President Xi Jinping sought to reassure Chinese entrepreneurs at a meeting Thursday with promises to prop up private firms with lower taxes and more funding, as he acknowledged uncertainty in China’s economy.
Xi held the meeting amid signs that the world’s second-largest economy is losing steam as it faces a trade war with the United States, a massive debt buildup and a weakening currency.
Though China’s overall economic status is stable, “uncertainty in our country’s economic development has clearly increased, downward pressure has grown, and companies are facing more difficulties,” said Xi, according to the official Xinhua news agency.
Xi, who has voiced his support for private firms multiple times this year, made several policy suggestions, including lowering corporate taxes and resolving funding challenges faced by companies.
He also proposed that provincial governments raise their own “rescue funds” to bail out companies.
Xi also emphasized creating a fair and competitive business environment and tasked local governments with “correcting” the behavior of certain government departments, as well as large companies that use their dominance to “bully” smaller firms.
Xi Jinping said the country will unswervingly encourage, support and guide the development of the non-public sector and support private enterprises to develop towards a broader stage.
— China Daily (@ChinaDaily) November 1, 2018
U.S. tariffs on half of what China exports to the United States have sapped confidence in Beijing’s ability to maintain current growth levels.
Analysts say that the country’s overleveraged companies and local governments are likely to put a further drag on expansion.
It was the second meeting this week in which Chinese leaders vowed to protect the economy.
Xi presided over a conclave of the Politburo on Wednesday, with the leadership saying China had “achieved overall economic stability with steady progress” in the first three quarters but more work needed to be done to help the private sector.
A key indicator on Wednesday showed that Chinese factory activity slowed in October, the latest sign that the economy is losing momentum.
The Purchasing Managers’ Index (PMI) came in at 50.2 for the month, down from 50.8 in September, the National Bureau of Statistics said.
A separate survey calculated independently by the Caixin media group showed factory activity at 50.1 in October, up from 50 a month earlier, which had been its lowest level for 16 months.
A number under 50 indicates a contraction.
Further complicating the picture is the falling price of the yuan against the dollar, with the unit at its lowest level in a decade.

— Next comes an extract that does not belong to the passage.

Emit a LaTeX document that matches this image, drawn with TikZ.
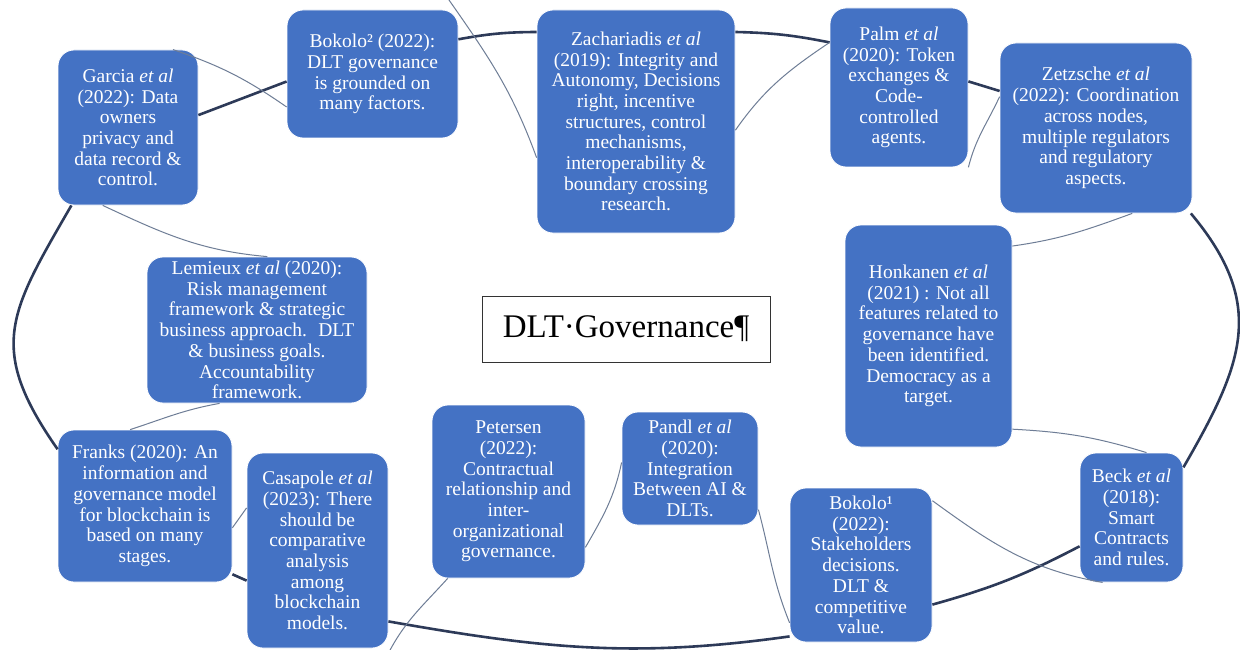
\documentclass[tikz,border=0pt]{standalone}
\usepackage{fontspec}
\setmainfont{Liberation Serif}
\usepackage{tikz}
\tikzset{
  >=latex,
}
\definecolor{boxblue}{HTML}{4472C4}
\definecolor{ringdark}{RGB}{45,58,88}
\definecolor{ringthin}{RGB}{110,125,150}
\tikzstyle{study}=[rectangle,rounded corners=16pt,fill=boxblue,draw=white,line width=.8pt,
  text=white,align=center,inner sep=0pt,font=\fontsize{19.5}{20.7}\selectfont]
\tikzstyle{ring}=[draw=ringdark,line width=2.6pt]
\tikzstyle{link}=[draw=ringthin,line width=1pt]
\tikzstyle{title}=[rectangle,draw=black!80,line width=1pt,fill=white,inner sep=0pt,
  font=\fontsize{33}{36}\selectfont]

\begin{document}
\begin{tikzpicture}[x=1pt,y=-1pt]
    \useasboundingbox[fill=white] (0,0) rectangle (1240,650);
    \node[study,minimum width=140pt,minimum height=155pt] (garcia) at (128,127.5)
      {Garcia \textit{et al}\\(2022): Data\\owners\\privacy and\\data record \&\\control.};
    \node[study,minimum width=171pt,minimum height=128pt] (bokoloB) at (372.5,74)
      {Bokolo² (2022):\\DLT governance\\is grounded on\\many factors.};
    \node[study,minimum width=198pt,minimum height=223pt] (zach) at (636,121.5)
      {Zachariadis \textit{et al}\\(2019): Integrity and\\Autonomy, Decisions\\right, incentive\\structures, control\\mechanisms,\\interoperability \&\\boundary crossing\\research.};
    \node[study,minimum width=138pt,minimum height=159pt] (palm) at (899,87.5)
      {Palm \textit{et al}\\(2020): Token\\exchanges \&\\Code-\\controlled\\agents.};
    \node[study,minimum width=192pt,minimum height=170pt] (zetz) at (1096,128)
      {Zetzsche \textit{et al}\\(2022): Coordination\\across nodes,\\multiple regulators\\and regulatory\\aspects.};
    \node[study,minimum width=167pt,minimum height=222pt] (honk) at (928.5,336)
      {Honkanen \textit{et al}\\(2021) : Not all\\features related to\\governance have\\been identified.\\Democracy as a\\target.};
    \node[study,minimum width=103pt,minimum height=129pt] (beck) at (1131.5,517.5)
      {Beck \textit{et al}\\(2018):\\Smart\\Contracts\\and rules.};
    \node[study,minimum width=142pt,minimum height=154pt] (bokoloA) at (861,565)
      {Bokolo¹\\(2022):\\Stakeholders\\decisions.\\DLT \&\\competitive\\value.};
    \node[study,minimum width=136pt,minimum height=113pt] (pandl) at (690,468.5)
      {Pandl \textit{et al}\\(2020):\\Integration\\Between AI \&\\DLTs.};
    \node[study,minimum width=153pt,minimum height=173pt] (petersen) at (508.5,491.5)
      {Petersen\\(2022):\\Contractual\\relationship and\\inter-\\organizational\\governance.};
    \node[study,minimum width=141pt,minimum height=195pt] (casapole) at (317.5,550.5)
      {Casapole \textit{et al}\\(2023): There\\should be\\comparative\\analysis\\among\\blockchain\\models.};
    \node[study,minimum width=174pt,minimum height=152pt] (franks) at (145,506)
      {Franks (2020): An\\information and\\governance model\\for blockchain is\\based on many\\stages.};
    \node[study,minimum width=220pt,minimum height=146pt] (lemieux) at (257,330)
      {Lemieux \textit{et al} (2020):\\Risk management\\framework \& strategic\\business approach.~ DLT\\\& business goals.\\Accountability\\framework.};
    \node[title,minimum width=288pt,minimum height=66pt] (dlt) at (626,329) {DLT·Governance¶};
    \coordinate (topend) at (449,0);
    \coordinate (lowend) at (389,652);

    \draw[ring] (garcia.10) -- (bokoloB.185);
    \draw[ring] (bokoloB.22) to[bend left=5] (zach.138);
    \draw[ring] (zach.42) to[bend left=5] (palm.147);
    \draw[ring] (palm.5) -- (zetz.159);
    \draw[ring] (zetz.-42) to[out=-50,in=60,looseness=1.2] (beck.44);
    \draw[ring] (beck.209) to[bend left=6] (bokoloA.-29);
    \draw[ring] (bokoloA.225) to[out=188,in=-10] (casapole.-45);
    \draw[ring] (casapole.203) -- (franks.-38);
    \draw[ring] (franks.147) to[out=125,in=240,looseness=1.3] (garcia.234);

    \draw[link] (garcia.60) to[bend left=8] (bokoloB.201);
    \draw[link] (garcia.252) to[out=-25,in=175] (lemieux.82);
    \draw[link] (topend) to[out=-55,in=110] (zach.200);
    \draw[link] (zach.-5) to[out=55,in=214] (palm.147);
    \draw[link] (palm.-49) to[out=76,in=245] (zetz.162);
    \draw[link] (zetz.-67) to[out=200,in=8] (honk.47);
    \draw[link] (honk.-48) to[out=-3,in=163] (beck.77);
    \draw[link] (bokoloA.42) to[out=-36,in=170] (beck.246);
    \draw[link] (pandl.-31) to[out=-75,in=112] (bokoloA.219);
    \draw[link] (pandl.175) to[out=-102,in=60] (petersen.-36);
    \draw[link] (petersen.235) to[out=228,in=62] (lowend);
    \draw[link] (casapole.149) -- (franks.-14);
    \draw[link] (lemieux.243) to[out=190,in=18] (franks.101);
  \end{tikzpicture}
\end{document}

A weaker yuan makes Chinese exports less expensive overseas, offsetting some of the higher costs brought by the U.S. tariffs. But it has also driven up the cost of importing critical raw materials from abroad and threatened domestic confidence in the currency, driving some investors to move assets overseas.
As the trade war rages on, China is also trying to build business alliances with other countries and entice more foreign enterprises into its markets.
Next week, China will host an enormous import fair in Shanghai featuring thousands of international companies, including General Motors, Ford, Microsoft, and Foxconn.
Xi has called it “no ordinary exhibition” and a sign of China “actively opening up markets.”
But the playing field is far from level for international firms in China, critics say.
In an annual report released by the European Chamber of Commerce in September, foreign companies listed a myriad of woes, including preferential treatment for monopolistic state-owned companies, market access barriers, and government red tape, as well as intellectual property protection and forced technology transfer.
“China’s old economic order is still lingering in society,” said Mats Harborn, president of the E.U. Chamber, noting that the Communist Party’s determination to make state-owned enterprises “stronger bigger and better” was actually detrimental to the development of China’s economy.